If you are applying straight after your bachelor's, the risk is choosing a master's too early and too vaguely. A specialized degree can strengthen your employability, but only if you understand where it leads.

This is a good stage to ask harder questions about market demand, internship access, and whether a generalist master's or a more focused one gives you better options. More education is not automatically better strategy.

How to know if now is the right time

A master's makes the most sense when you can clearly explain the gap it is solving. Maybe you need a new geography, a stronger skill base, a faster route into a target industry, or a better platform for leadership progression.

It makes less sense when it is being used to avoid decision-making. If you are applying because you feel behind, burned out, or pressured by peers, pause and test the logic. Ambition is useful. Panic is expensive.

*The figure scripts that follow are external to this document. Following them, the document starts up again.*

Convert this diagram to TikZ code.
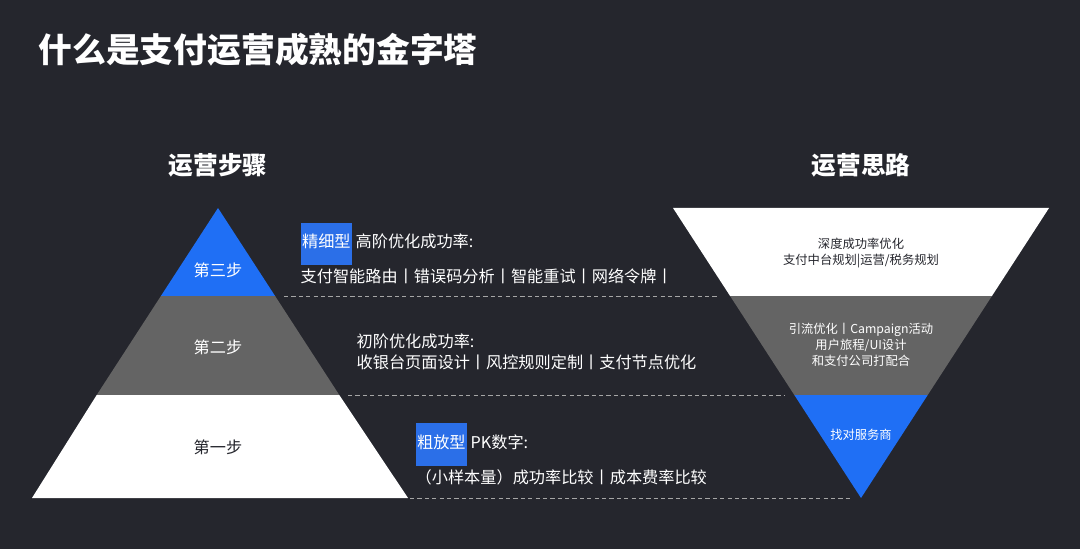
\documentclass[tikz,border=0pt]{standalone}
\usepackage{fontspec}
\setmainfont{Noto Sans CJK SC}
\definecolor{bgdark}{HTML}{25262D}
\definecolor{payblue}{HTML}{1F6FF5}
\definecolor{midgray}{HTML}{646464}
\definecolor{hlblue}{HTML}{2B6FE8}
\tikzset{
  steptext/.style={font=\fontsize{4.6}{6}\selectfont, text=white, align=left, anchor=west, inner sep=0},
  mindtext/.style={font=\fontsize{3.5}{4.6}\selectfont, align=center, inner sep=0},
  steplabel/.style={font=\fontsize{4.6}{6}\selectfont, inner sep=0},
  header/.style={font=\fontsize{7}{8}\selectfont\bfseries, text=white, inner sep=0},
  sepline/.style={draw=gray!70, dashed, dash pattern=on 1.2pt off 0.9pt, line width=0.25pt},
}
\newcommand{\hl}[1]{\colorbox{hlblue}{\kern-2.6pt\strut#1\kern-2.6pt}}
\begin{document}
\begin{tikzpicture}[x=0.01cm, y=-0.01cm]
  \fill[bgdark] (0,0) rectangle (1080,549);
  \node[anchor=west, font=\fontsize{9.6}{11}\selectfont\bfseries, text=white, inner sep=0] (title) at (38,50) {什么是支付运营成熟的金字塔};

  % left pyramid
  \node[header] (lhead) at (218,165) {运营步骤};
  \fill[payblue] (218,208) -- (275.1,296) -- (160.9,296) -- cycle;
  \fill[midgray] (160.9,296) -- (275.1,296) -- (339.3,395) -- (96.7,395) -- cycle;
  \fill[white] (96.7,395) -- (339.3,395) -- (408,498) -- (32,498) -- cycle;
  \node[steplabel, text=white] (s3) at (218,270) {第三步};
  \node[steplabel, text=white] (s2) at (218,347) {第二步};
  \node[steplabel, text=bgdark] (s1) at (218,447) {第一步};

  % right funnel
  \node[header] (rhead) at (861,165) {运营思路};
  \fill[white] (673,208) -- (1049,208) -- (991.9,296) -- (730.1,296) -- cycle;
  \fill[midgray] (730.1,296) -- (991.9,296) -- (927.7,395) -- (794.3,395) -- cycle;
  \fill[payblue] (794.3,395) -- (927.7,395) -- (861,498) -- cycle;
  \node[mindtext, text=bgdark] (m3) at (861,253) {深度成功率优化\\支付中台规划|运营/税务规划};
  \node[mindtext, text=white] (m2) at (861,345) {引流优化丨Campaign活动\\用户旅程/UI设计\\和支付公司打配合};
  \node[mindtext, text=white] (m1) at (861,435) {找对服务商};

  % separators
  \draw[sepline] (284,296) -- (718,296);
  \draw[sepline] (348,395) -- (785,395);
  \draw[sepline] (410,498) -- (850,498);

  % step descriptions
  \node[steptext] (d3) at (300,253) {\hl{精细型} 高阶优化成功率:\\支付智能路由丨错误码分析丨智能重试丨网络令牌丨};
  \node[steptext] (d2) at (356,352) {初阶优化成功率:\\收银台页面设计丨风控规则定制丨支付节点优化};
  \node[steptext] (d1) at (415,454) {\hl{粗放型} PK数字:\\（小样本量）成功率比较丨成本费率比较};
\end{tikzpicture}
\end{document}
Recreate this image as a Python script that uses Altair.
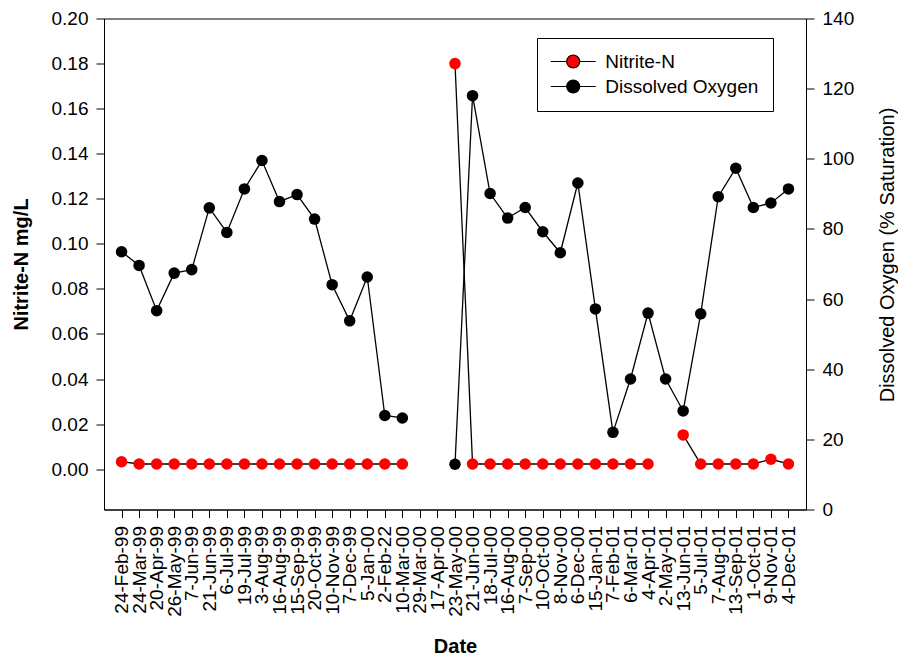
import altair as alt
import pandas as pd

dates = ["24-Feb-99", "24-Mar-99", "20-Apr-99", "26-May-99", "7-Jun-99", "21-Jun-99",
         "6-Jul-99", "19-Jul-99", "3-Aug-99", "16-Aug-99", "15-Sep-99", "20-Oct-99",
         "10-Nov-99", "7-Dec-99", "5-Jan-00", "2-Feb-22", "10-Mar-00", "29-Mar-00",
         "17-Apr-00", "23-May-00", "21-Jun-00", "18-Jul-00", "16-Aug-00", "7-Sep-00",
         "10-Oct-00", "8-Nov-00", "6-Dec-00", "15-Jan-01", "7-Feb-01", "6-Mar-01",
         "4-Apr-01", "2-May-01", "13-Jun-01", "5-Jul-01", "7-Aug-01", "13-Sep-01",
         "1-Oct-01", "9-Nov-01", "4-Dec-01"]

nitrite = [0.0033, 0.0023, 0.0023, 0.0023, 0.0023, 0.0023, 0.0023, 0.0023, 0.0023,
           0.0023, 0.0023, 0.0023, 0.0023, 0.0023, 0.0023, 0.0023, 0.0023, None,
           None, 0.180, 0.0023, 0.0023, 0.0023, 0.0023, 0.0023, 0.0023, 0.0023,
           0.0023, 0.0023, 0.0023, 0.0023, None, 0.0152, 0.0023, 0.0023, 0.0023,
           0.0023, 0.0044, 0.0023]

dissolved_oxygen = [73.5, 69.6, 56.7, 67.4, 68.4, 86.0, 79.0, 91.4, 99.5, 87.8, 89.8,
                    82.8, 64.1, 53.8, 66.3, 26.8, 26.1, None, None, 12.9, 118.0, 90.1,
                    83.1, 86.1, 79.2, 73.2, 93.1, 57.2, 22.0, 37.2, 56.0, 37.2, 28.1,
                    55.8, 89.2, 97.3, 86.1, 87.4, 91.4]

series_names = ["Nitrite-N", "Dissolved Oxygen"]
series_colors = ["#ff0000", "#000000"]

left_ticks = [0.0, 0.02, 0.04, 0.06, 0.08, 0.10, 0.12, 0.14, 0.16, 0.18, 0.20]
right_ticks = [0, 20, 40, 60, 80, 100, 120, 140]

df = pd.DataFrame({"date": dates, "nitrite": nitrite, "oxygen": dissolved_oxygen})

FONT = "Liberation Sans"

x_enc = alt.X(
    "date:O",
    sort=dates,
    scale=alt.Scale(type="point", domain=dates, padding=1),
    axis=alt.Axis(
        title="Date", labelAngle=270, labelFontSize=19, labelPadding=8,
        tickSize=8, titleFontSize=20, titleFontWeight="bold", titlePadding=20,
        labelOverlap=False, labelColor="black", tickColor="black", domainColor="black",
    ),
)

color_enc = alt.Color(
    "series:N",
    scale=alt.Scale(domain=series_names, range=series_colors),
    legend=alt.Legend(
        title=None, orient="none", legendX=433, legendY=19.5,
        symbolType="M-3.46,0H-1M1,0H3.46M1,0A1,1,0,1,1,-1,0A1,1,0,1,1,1,0Z",
        symbolSize=169, symbolStrokeColor="black", symbolStrokeWidth=1.2,
        symbolOffset=12.7, labelOffset=22.5, labelFontSize=19, labelLimit=300,
        padding=14, rowPadding=5, strokeColor="black", fillColor="white",
        labelColor="black",
    ),
)

base = alt.Chart(df)

left_axis = alt.Axis(
    title="Nitrite-N mg/L", values=left_ticks, format=".2f", labelFontSize=19,
    labelPadding=8, tickSize=8, titleFontSize=20, titleFontWeight="bold",
    titlePadding=20, grid=False, labelColor="black", tickColor="black",
    domainColor="black",
)
left_scale = alt.Scale(domain=[-0.0179, 0.20], nice=False, zero=False)

right_axis = alt.Axis(
    title="Dissolved Oxygen (% Saturation)", orient="right", values=right_ticks,
    labelFontSize=19, labelPadding=8, tickSize=8, titleFontSize=20,
    titleFontWeight="normal", titleAngle=270, titleBaseline="top", titlePadding=24,
    titleY=236, grid=False, labelColor="black", tickColor="black", domainColor="black",
)
right_scale = alt.Scale(domain=[0, 140], nice=False, zero=False)

nit_line = base.mark_line(color="black", strokeWidth=1.3,
                          invalid="break-paths-filter-domains").encode(
    x=x_enc, y=alt.Y("nitrite:Q", scale=left_scale, axis=left_axis))
nit_pts = base.transform_filter("isValid(datum.nitrite)").transform_calculate(
    series="'Nitrite-N'").mark_circle(size=133, opacity=1, strokeWidth=0).encode(
    x=x_enc, y=alt.Y("nitrite:Q", scale=left_scale, axis=left_axis), color=color_enc)

do_line = base.mark_line(color="black", strokeWidth=1.3,
                         invalid="break-paths-filter-domains").encode(
    x=x_enc, y=alt.Y("oxygen:Q", scale=right_scale, axis=right_axis))
do_pts = base.transform_filter("isValid(datum.oxygen)").transform_calculate(
    series="'Dissolved Oxygen'").mark_circle(size=133, opacity=1, strokeWidth=0).encode(
    x=x_enc, y=alt.Y("oxygen:Q", scale=right_scale, axis=right_axis), color=color_enc)

left = alt.layer(nit_line, nit_pts)
right = alt.layer(do_line, do_pts)

chart = alt.layer(left, right).resolve_scale(y="independent").properties(
    width=702, height=491,
    autosize=alt.AutoSizeParams(type="none"),
    padding={"left": 104, "top": 18.5, "right": 92, "bottom": 147.5},
    background="white",
).configure(font=FONT).configure_view(stroke="black", strokeWidth=1).configure_axis(
    labelFont=FONT, titleFont=FONT, domainWidth=1, tickWidth=1
).configure_legend(labelFont=FONT)

chart.save("out.html", embed_options={"renderer": "svg", "actions": False})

A simple way to pressure-test the decision is to score yourself across five areas: career clarity, academic fit, finances, market readiness, and application readiness. If two or three are weak, your best next move may be preparation first, not submission first. This is where structured planning matters, and it is one reason services like Aplyo focus on fit and ROI before application execution (check our free scorecards below).

A smarter way to move forward

The strongest international applicants do not just ask, "Which university should I apply to?" They ask, "What kind of move am I trying to make, and which program gives me the best chance of making it work?"

That question changes everything. It narrows your options, improves your essays, strengthens your shortlist, and helps you make decisions you can defend financially and professionally.

A master's degree for international students can be a powerful move, but only when it is tied to a clear plan. If you treat it like a strategic investment instead of a generic next step, you give yourself a much better chance of building momentum that lasts.